Il poeta di Recanati sarà certamente più intellettualmente profondo in altre opere ma mai poeticamente più intenso che in questa poesia dove l’eternità è racchiusa nella mente stessa di Leopardi, in un susseguirsi di ritmi, lievità e riprese. L’immensità dello spazio si fonde qui con quella del tempo: il poeta si sente vibrare di dolce paura di fronte a quella visione mescolata alla sua immaginazione. Un ultimo particolare fonico da notare è che nei quindici versi di questa poesia si trovano in abbondanza le parole “questo” e “quello”: “quest’ermo colle, questa siepe, di là da quella… queste piante, quell’Infinito silenzio, questa immensità, questo mare”.
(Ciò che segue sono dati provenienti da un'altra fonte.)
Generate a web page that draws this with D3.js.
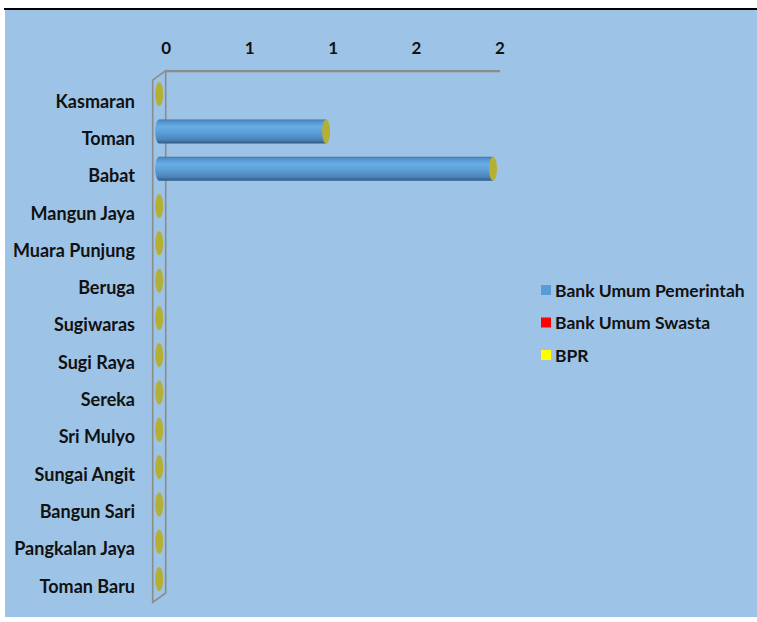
<!DOCTYPE html>
<html>
<head>
<meta charset="utf-8">
<script src="https://cdn.jsdelivr.net/npm/d3@7"></script>
<style>
  body { margin: 0; background: #fff; }
  svg { display: block; font-family: Lato, "Open Sans", sans-serif; }
</style>
</head>
<body>
<svg width="757" height="622"></svg>
<script>
// data
var categories = ["Kasmaran", "Toman", "Babat", "Mangun Jaya", "Muara Punjung", "Beruga",
  "Sugiwaras", "Sugi Raya", "Sereka", "Sri Mulyo", "Sungai Angit", "Bangun Sari",
  "Pangkalan Jaya", "Toman Baru"];
var seriesNames = ["Bank Umum Pemerintah", "Bank Umum Swasta", "BPR"];
var pemerintah = [0, 1, 2, 0, 0, 0, 0, 0, 0, 0, 0, 0, 0, 0];
var swasta = [0, 0, 0, 0, 0, 0, 0, 0, 0, 0, 0, 0, 0, 0];
var bpr = [0, 0, 0, 0, 0, 0, 0, 0, 0, 0, 0, 0, 0, 0];
var tickValues = [0, 0.5, 1, 1.5, 2];

var colors = ["#5b9bd5", "#ff0000", "#ffff00"];
var capColor = "#b4b036";
var gray = "#8c8c8c";

var svg = d3.select("svg");

// background panel
svg.append("rect").attr("x", 5).attr("y", 10).attr("width", 752).attr("height", 607)
  .attr("fill", "#9dc3e6");
svg.append("line").attr("x1", 4).attr("x2", 757).attr("y1", 9).attr("y2", 9)
  .attr("stroke", "#000").attr("stroke-width", 2);

// depth of the 3d frame
var dx = -13, dy = 9.5;

// scales on the back wall
var x = d3.scaleLinear().domain([0, 2]).range([165.7, 499.5]);
var y = d3.scaleBand().domain(categories).range([70.7, 593]);

// bar gradient (cylinder look)
var defs = svg.append("defs");
var grad = defs.append("linearGradient").attr("id", "cyl")
  .attr("x1", 0).attr("y1", 0).attr("x2", 0).attr("y2", 1);
[[0, "#3f6f9c"], [0.06, "#4f8fc8"], [0.3, "#69ade6"], [0.55, "#5d9fd8"],
 [0.85, "#4a82b8"], [1, "#2f5a82"]].forEach(function(s) {
  grad.append("stop").attr("offset", s[0]).attr("stop-color", s[1]);
});

// side wall
var wall = svg.append("g").attr("fill", "none").attr("stroke", gray).attr("stroke-width", 1.6);
var y0 = y.range()[0], y1 = y.range()[1];
wall.append("path")
  .attr("d", "M" + x(0) + "," + y0 + "L" + (x(0) + dx) + "," + (y0 + dy) +
    "L" + (x(0) + dx) + "," + (y1 + dy) + "L" + x(0) + "," + y1 + "Z");

// top axis
var axis = d3.axisTop(x).tickValues(tickValues).tickSize(0).tickPadding(17)
  .tickFormat(function(d) { return Math.round(d); });
var ax = svg.append("g").attr("transform", "translate(0," + y0 + ")").call(axis);
ax.select(".domain").attr("stroke", gray).attr("stroke-width", 2.2);
ax.selectAll("text").attr("font-size", 17).attr("font-weight", 700)
  .attr("fill", "#111").attr("font-family", "Lato, sans-serif");

// bars
var rows = categories.map(function(c, i) {
  return { cat: c, a: pemerintah[i], b: swasta[i], c2: bpr[i] };
});
var stack = d3.stack().keys(["a", "b", "c2"]);
var stacked = stack(rows);

var ry = 12, rx = 4;
function cx(v) { return x(v) + dx / 2; }
function cy(c) { return y(c) + y.bandwidth() / 2 + dy / 2; }

var bars = svg.append("g");
stacked.forEach(function(layer, k) {
  layer.forEach(function(d) {
    if (d[1] - d[0] <= 0) return;
    var c = d.data.cat, xa = cx(d[0]), xb = cx(d[1]), yc = cy(c);
    bars.append("path")
      .attr("d", "M" + xa + "," + (yc - ry) + "L" + xb + "," + (yc - ry) +
        "L" + xb + "," + (yc + ry) + "L" + xa + "," + (yc + ry) +
        "A" + rx + "," + ry + " 0 0 1 " + xa + "," + (yc - ry) + "Z")
      .attr("fill", k === 0 ? "url(#cyl)" : colors[k]);
  });
});
// end caps
bars.selectAll("ellipse").data(rows).join("ellipse")
  .attr("cx", function(d) { return cx(d.a + d.b + d.c2); })
  .attr("cy", function(d) { return cy(d.cat); })
  .attr("rx", rx).attr("ry", ry)
  .attr("fill", capColor);

// category labels
svg.append("g").selectAll("text").data(categories).join("text")
  .attr("x", 135)
  .attr("y", function(d) { return y(d) + y.bandwidth() / 2 + 11.3; })
  .attr("dominant-baseline", "central")
  .attr("text-anchor", "end")
  .attr("font-size", 18).attr("font-weight", 700).attr("fill", "#111")
  .text(function(d) { return d; });

// legend
var legend = svg.append("g").selectAll("g").data(seriesNames).join("g")
  .attr("transform", function(d, i) { return "translate(541," + (290 + i * 32.5) + ")"; });
legend.append("rect").attr("x", 0).attr("y", -5).attr("width", 10).attr("height", 10)
  .attr("fill", function(d, i) { return colors[i]; });
legend.append("text").attr("x", 14).attr("y", 0).attr("dominant-baseline", "central")
  .attr("font-size", 17.5).attr("font-weight", 700).attr("fill", "#111")
  .text(function(d) { return d; });
</script>
</body>
</html>
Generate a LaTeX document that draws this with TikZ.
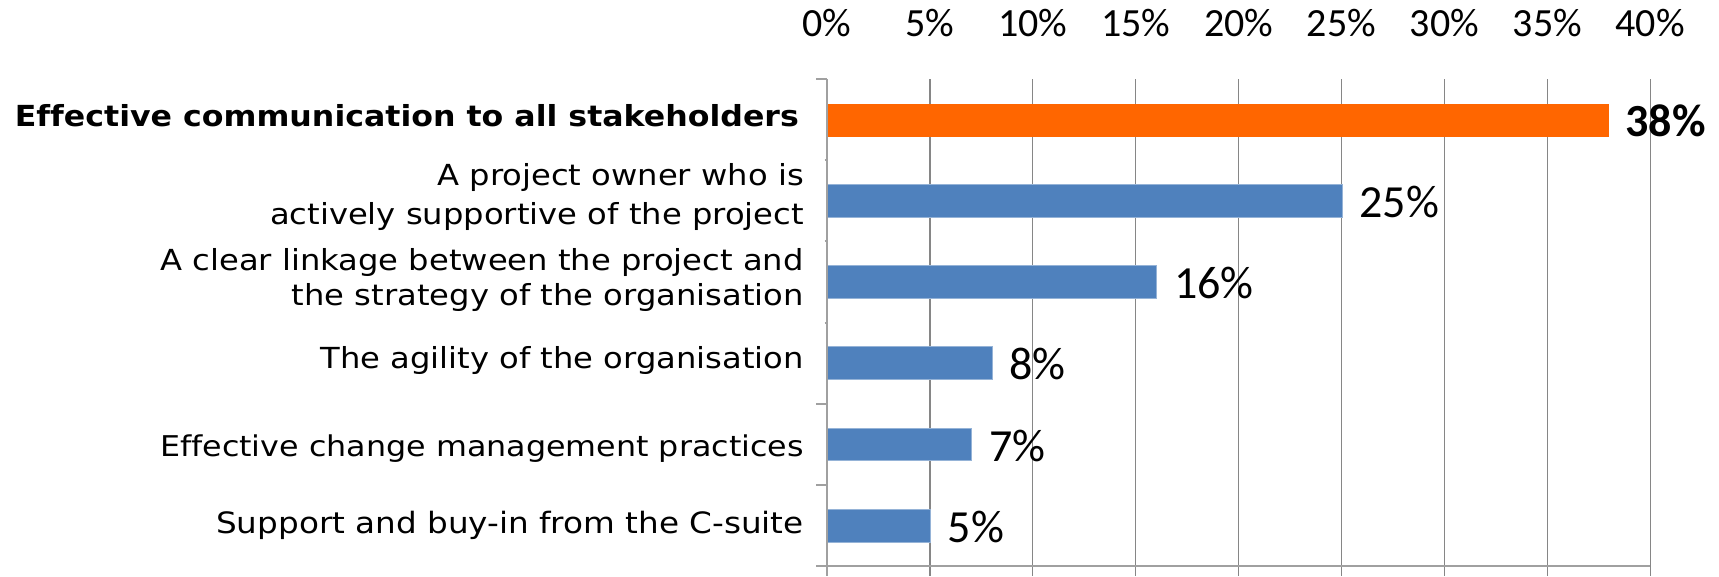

Il sentimento di immensità che travolse la mente di Leopardi nel 1819 è qualcosa di così umanamente e psichicamente universale da rendere “l’Infinito” una breve poesia in cui tutti, giovani e anziani, adulti, uomini e donne, possono ritrovare a distanza di più di duecento anni il proprio sentimento dell’eternità, quel dubbio o meraviglia soggettivi che ci colgono quando osserviamo il grande, misterioso spazio della natura. Chi non si è mai sentito travolgere il cuore e ossigenarsi la mente alla visione di una solitaria montagna? E da quali pensieri d’immensità è stato travolto in quell’attimo? E non gli è forse stato caro e irrinunciabile il “naufragare” del suo cuore a una tale visione?